Os jogos de poder nas sociedades humanas são, por vezes, equiparados aos atos de predação de animais no estado selvagem. Este tipo de comparação não tem nada de científico; mostra a ignorância de quem usa estes exemplos («o leão e a gazela», etc...). Com efeito, a predação é um processo complexo de interação entre a espécie-presa e a predadora. Os predadores têm tendência a atacar os mais fracos, devido à idade, a ferimentos, ou a doença. Este facto de predação preferencial, favorece as presas mais robustas, mais saudáveis, tendo portanto o efeito de apurar, constante e espontaneamente, suas capacidades físicas e - em especial - as capacidades das presas em escapar aos predadores. O simétrico também é verdadeiro, pois as espécies-presa - ao serem difíceis da capturar - exercem pressão sobre a população dos predadores, seleccionando aqueles mais capazes de levarem a cabo a caça.

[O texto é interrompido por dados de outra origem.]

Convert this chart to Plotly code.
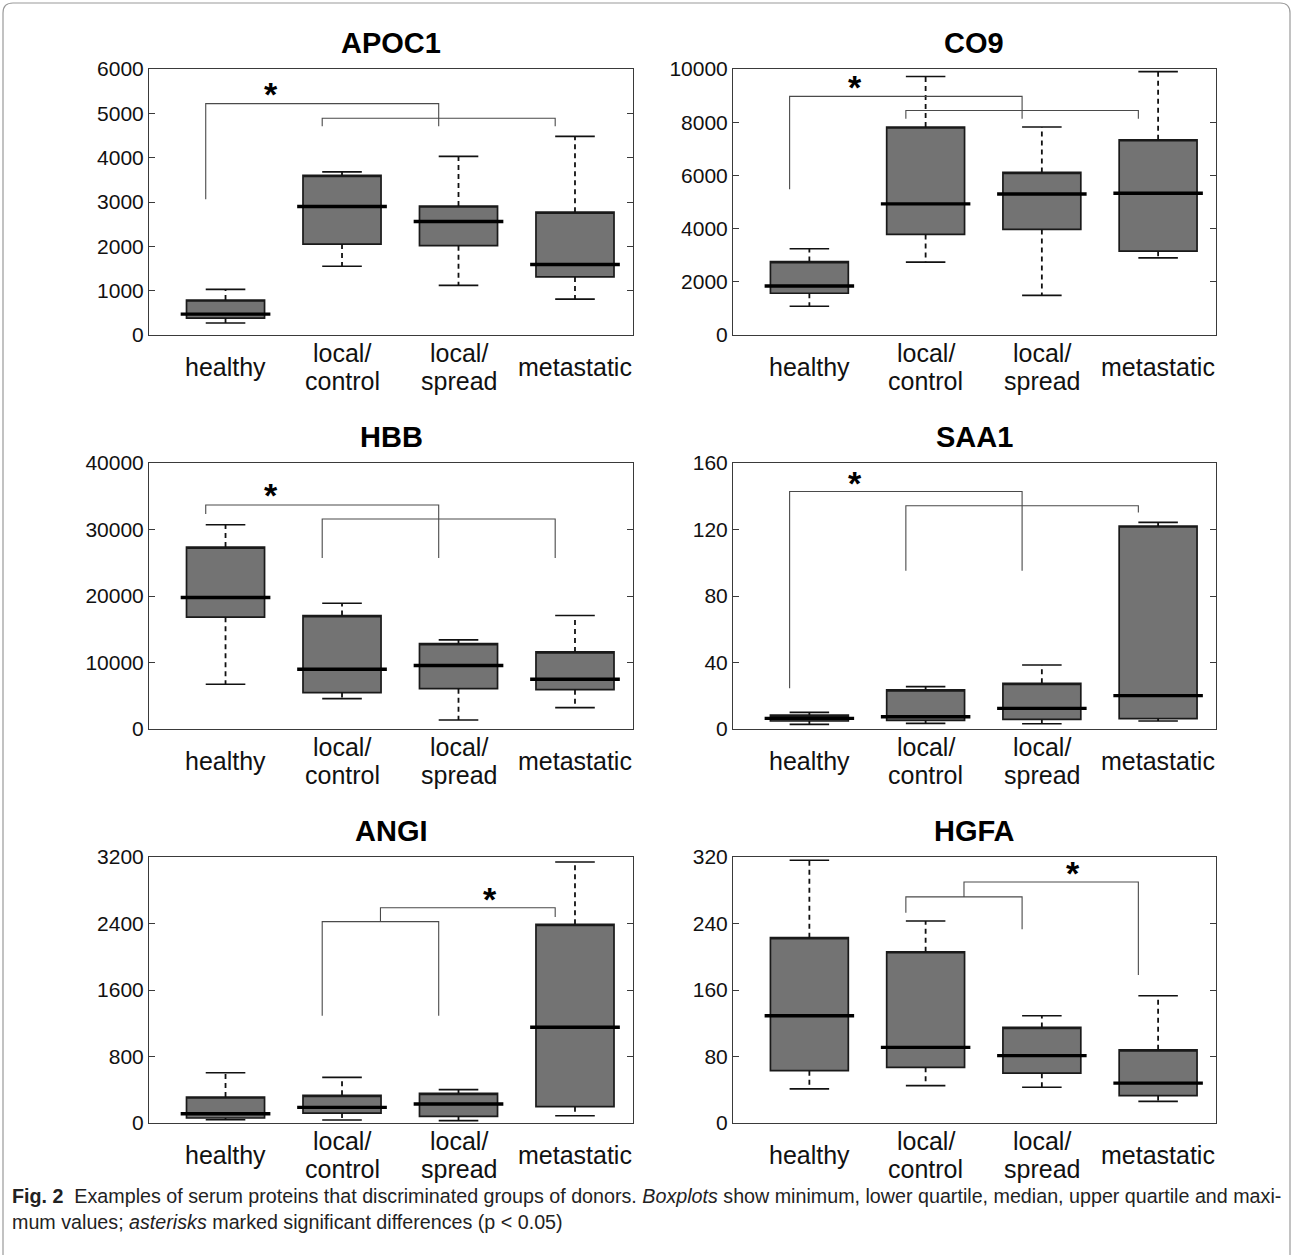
import plotly.graph_objects as go

# ---------------- data ----------------
categories = ["healthy", "local/<br>control", "local/<br>spread", "metastatic"]
cat_pos = [1, 2, 3, 4]

proteins = ["APOC1", "CO9", "HBB", "SAA1", "ANGI", "HGFA"]

# APOC1
apoc1_min = [270, 1550, 1120, 810]
apoc1_q1 = [380, 2050, 2015, 1310]
apoc1_med = [470, 2900, 2560, 1590]
apoc1_q3 = [790, 3600, 2910, 2770]
apoc1_max = [1030, 3680, 4030, 4480]
apoc1_ticks = [0, 1000, 2000, 3000, 4000, 5000, 6000]
apoc1_brackets = [(1, 3, 5220, 3060, 4710), (2, 4, 4890, 4710, 4710)]
apoc1_star = (1.39, 5530)

# CO9
co9_min = [1080, 2740, 1490, 2900]
co9_q1 = [1570, 3780, 3970, 3150]
co9_med = [1840, 4930, 5300, 5330]
co9_q3 = [2760, 7820, 6110, 7340]
co9_max = [3240, 9720, 7820, 9900]
co9_ticks = [0, 2000, 4000, 6000, 8000, 10000]
co9_brackets = [(1, 3, 8970, 5480, 8130), (2, 4, 8440, 8130, 8130)]
co9_star = (1.39, 9470)

# HBB
hbb_min = [6720, 4570, 1360, 3210]
hbb_q1 = [16810, 5470, 6070, 5920]
hbb_med = [19770, 8980, 9540, 7480]
hbb_q3 = [27350, 17060, 12850, 11590]
hbb_max = [30720, 18920, 13400, 17060]
hbb_ticks = [0, 10000, 20000, 30000, 40000]
hbb_brackets = [(1, 3, 33680, 32320, 25700), (2, 4, 31570, 25700, 25700)]
hbb_star = (1.39, 35730)

# SAA1
saa1_min = [2.8, 3.4, 3.2, 4.8]
saa1_q1 = [4.8, 5.2, 5.8, 6.2]
saa1_med = [6.4, 7.4, 12.4, 20.1]
saa1_q3 = [8.4, 23.5, 27.5, 122.1]
saa1_max = [10.0, 25.5, 38.5, 124.3]
saa1_ticks = [0, 40, 80, 120, 160]
saa1_brackets = [(1, 3, 142.9, 24.5, 95.2), (2, 4, 134.3, 95.2, 130.3)]
saa1_star = (1.39, 150.4)

# ANGI
angi_min = [40, 36, 28, 88]
angi_q1 = [60, 120, 80, 196]
angi_med = [112, 188, 229, 1151]
angi_q3 = [313, 333, 357, 2390]
angi_max = [605, 549, 401, 3140]
angi_ticks = [0, 800, 1600, 2400, 3200]
angi_brackets = [(2, 3, 2422, 1291, 1291), (2.5, 4, 2590, 2422, 2478)]
angi_star = (3.27, 2747)

# HGFA
hgfa_min = [41, 45, 43, 26]
hgfa_q1 = [63, 67, 60, 33]
hgfa_med = [129, 91, 81, 48]
hgfa_q3 = [223, 206, 115, 88]
hgfa_max = [316, 243, 129, 153]
hgfa_ticks = [0, 80, 160, 240, 320]
hgfa_brackets = [(2, 3, 272, 253, 233), (2.5, 4, 290, 272, 178)]
hgfa_star = (3.27, 305)

panels = [
    (apoc1_min, apoc1_q1, apoc1_med, apoc1_q3, apoc1_max, apoc1_ticks, apoc1_brackets, apoc1_star),
    (co9_min, co9_q1, co9_med, co9_q3, co9_max, co9_ticks, co9_brackets, co9_star),
    (hbb_min, hbb_q1, hbb_med, hbb_q3, hbb_max, hbb_ticks, hbb_brackets, hbb_star),
    (saa1_min, saa1_q1, saa1_med, saa1_q3, saa1_max, saa1_ticks, saa1_brackets, saa1_star),
    (angi_min, angi_q1, angi_med, angi_q3, angi_max, angi_ticks, angi_brackets, angi_star),
    (hgfa_min, hgfa_q1, hgfa_med, hgfa_q3, hgfa_max, hgfa_ticks, hgfa_brackets, hgfa_star),
]

caption_1 = ("<b>Fig. 2</b>&nbsp;&nbsp;Examples of serum proteins that discriminated groups of donors. "
             "<i>Boxplots</i> show minimum, lower quartile, median, upper quartile and maxi-")
caption_2 = "mum values; <i>asterisks</i> marked significant differences (p &lt; 0.05)"

# ---------------- layout geometry ----------------
W, H = 1293, 1255
col_px = [(149, 633), (733, 1216)]
row_px = [(69, 335), (463, 729), (857, 1123)]
X_RANGE = [0.343, 4.498]
BOX_W = 0.67
MED_HALF = 0.385
CAP_HALF = 0.17
BR_OFF = 0.17

FONT = "Liberation Sans, Arial, sans-serif"
AXC = "#3a3a3a"

fig = go.Figure()
annotations = []

for i, (mn, q1, med, q3, mx, ticks, brackets, star) in enumerate(panels):
    r, c = divmod(i, 2)
    n = i + 1
    xname = "x" if n == 1 else f"x{n}"
    yname = "y" if n == 1 else f"y{n}"
    x0, x1 = col_px[c]
    y0, y1 = row_px[r]
    xdom = [x0 / W, x1 / W]
    ydom = [1 - y1 / H, 1 - y0 / H]

    # box bodies
    fig.add_trace(go.Box(
        x=cat_pos, q1=q1, median=q3, q3=q3, lowerfence=q1, upperfence=q3,
        width=BOX_W, fillcolor="#737373", line=dict(color="#1a1a1a", width=1.7),
        boxpoints=False, showlegend=False, hoverinfo="skip",
        xaxis=xname, yaxis=yname))

    # whiskers (dashed) and caps
    wx, wy, cx, cy, mxs, mys = [], [], [], [], [], []
    for p, a, b, m, d, e in zip(cat_pos, mn, q1, med, q3, mx):
        wx += [p, p, None, p, p, None]
        wy += [d, e, None, b, a, None]
        cx += [p - CAP_HALF, p + CAP_HALF, None, p - CAP_HALF, p + CAP_HALF, None]
        cy += [e, e, None, a, a, None]
        mxs += [p - MED_HALF, p + MED_HALF, None]
        mys += [m, m, None]
    fig.add_trace(go.Scatter(x=wx, y=wy, mode="lines",
                             line=dict(color="#111", width=1.8, dash="5px,4px"),
                             showlegend=False, hoverinfo="skip", xaxis=xname, yaxis=yname))
    fig.add_trace(go.Scatter(x=cx, y=cy, mode="lines",
                             line=dict(color="#111", width=1.6),
                             showlegend=False, hoverinfo="skip", xaxis=xname, yaxis=yname))
    fig.add_trace(go.Scatter(x=mxs, y=mys, mode="lines",
                             line=dict(color="#000", width=3.4),
                             showlegend=False, hoverinfo="skip", xaxis=xname, yaxis=yname))

    # significance brackets
    bx, by = [], []
    for a, b, top, da, db in brackets:
        xa, xb = a - BR_OFF, b - BR_OFF
        bx += [xa, xa, xb, xb, None]
        by += [da, top, top, db, None]
    fig.add_trace(go.Scatter(x=bx, y=by, mode="lines",
                             line=dict(color="#4a4a4a", width=1.1),
                             showlegend=False, hoverinfo="skip", xaxis=xname, yaxis=yname))
    annotations.append(dict(x=star[0], y=star[1], xref=xname, yref=yname, text="*",
                            showarrow=False, yshift=-4,
                            font=dict(family=FONT, size=34, color="#000", weight="bold")))

    # axes
    fig.layout[f"xaxis{'' if n == 1 else n}"] = dict(
        domain=xdom, range=X_RANGE, anchor=yname, showline=True, mirror=True,
        linecolor=AXC, linewidth=1, ticks="", showticklabels=False, automargin=False,
        showgrid=False, zeroline=False, fixedrange=True)
    fig.layout[f"yaxis{'' if n == 1 else n}"] = dict(
        domain=ydom, range=[0, ticks[-1]], anchor=xname, tickvals=ticks,
        ticktext=[str(t) for t in ticks], ticks="inside", ticklen=6, tickcolor=AXC,
        showline=True, mirror="ticks", linecolor=AXC, linewidth=1, automargin=False,
        showgrid=False, zeroline=False, fixedrange=True,
        tickfont=dict(family=FONT, size=21, color="#111"))

    # title
    annotations.append(dict(x=(xdom[0] + xdom[1]) / 2, y=1 - (y0 - 26) / H,
                            xref="paper", yref="paper", text=f"<b>{proteins[i]}</b>",
                            showarrow=False, yanchor="middle", xanchor="center",
                            font=dict(family=FONT, size=29, color="#000")))

    # category labels
    for p, lab in zip(cat_pos, categories):
        lines = lab.split("<br>")
        k = len(lines)
        for j, ln in enumerate(lines):
            annotations.append(dict(x=p, y=ydom[0], xref=xname, yref="paper", text=ln,
                                    showarrow=False, yanchor="middle", xanchor="center",
                                    yshift=-(32 + (j - (k - 1) / 2) * 28),
                                    font=dict(family=FONT, size=25, color="#111")))

# caption
annotations.append(dict(x=10 / W, y=1 - 1196 / H, xref="paper", yref="paper", text=caption_1,
                        showarrow=False, xanchor="left", yanchor="middle",
                        font=dict(family=FONT, size=19.7, color="#222")))
annotations.append(dict(x=10 / W, y=1 - 1222 / H, xref="paper", yref="paper", text=caption_2,
                        showarrow=False, xanchor="left", yanchor="middle",
                        font=dict(family=FONT, size=19.7, color="#222")))

# outer rounded frame
fx0, fx1 = 3 / W, 1290 / W
fyt, fyb = 1 - 3 / H, -0.01
rx, ry = 10 / W, 10 / H
frame_path = (f"M {fx0},{fyb} L {fx0},{fyt - ry} Q {fx0},{fyt} {fx0 + rx},{fyt} "
              f"L {fx1 - rx},{fyt} Q {fx1},{fyt} {fx1},{fyt - ry} L {fx1},{fyb}")

fig.update_layout(
    width=W, height=H, margin=dict(l=0, r=0, t=0, b=0, pad=0, autoexpand=False),
    paper_bgcolor="white", plot_bgcolor="white",
    showlegend=False, annotations=annotations,
    shapes=[dict(type="path", path=frame_path, xref="paper", yref="paper",
                 line=dict(color="#9a9a9a", width=1.2))],
    font=dict(family=FONT),
)

page_fix = (
    "document.documentElement.style.overflow='hidden';"
    "document.body.style.margin='0';document.body.style.padding='0';"
    "document.body.style.overflow='hidden';"
)

fig.write_html("out.html", config={"displayModeBar": False}, post_script=page_fix)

Aliás, é bem conhecido e observado o comportamento de que os predadores não atacam presas quando têm a barriga cheia. A predação natural, em circunstâncias não falseadas pela intervenção humana, parece-se mais com um «podar as hastes e ramos duma árvore».
Embora estejam sempre a extinguir-se espécies, mesmo sem a intervenção direta ou indireta dos humanos, estas espécies são geralmente substituídas por outras, que aproveitam a oportunidade para se expandir ou diferenciar. O homem, pelo contrário, nos espaços que domina - ecossistema urbano, ecossistema agrícola - arrasa tudo o que não lhe convém e, muitas vezes, importa plantas e animais doutros ecossistemas, que podem ter um efeito devastador nas floras e faunas autóctones (veja-se os casos da colonização da Austrália e de muitas ilhas).
A ideia bíblica, da humanidade que recebeu este planeta de Deus, tendo que cumprir o seu dever de guardião das espécies, com prudência e respeito, foi completamente subvertida. A partir da era industrial, foi substituída pela depredação pura e simples, baseada na ideia de que a propriedade da terra seria um bem «absoluto» e que o seu proprietário podia fazer dela o que bem entendesse.
O estímulo para se ser «empreendedor» tem vigorado, como parte da ideologia que minimiza ou anula as obrigações do indivíduo para com a coletividade e isto, sem contrapeso. Com efeito, têm-se descurado os deveres públicos de ordenação, planificação e fiscalização (os quais, quando existem, muitas vezes são infestados por corrupção). Esta estranha «moda» tem como efeito, difundir um ideal de triunfo do indivíduo sobre a sociedade, e portanto, de destruição da própria sociedade.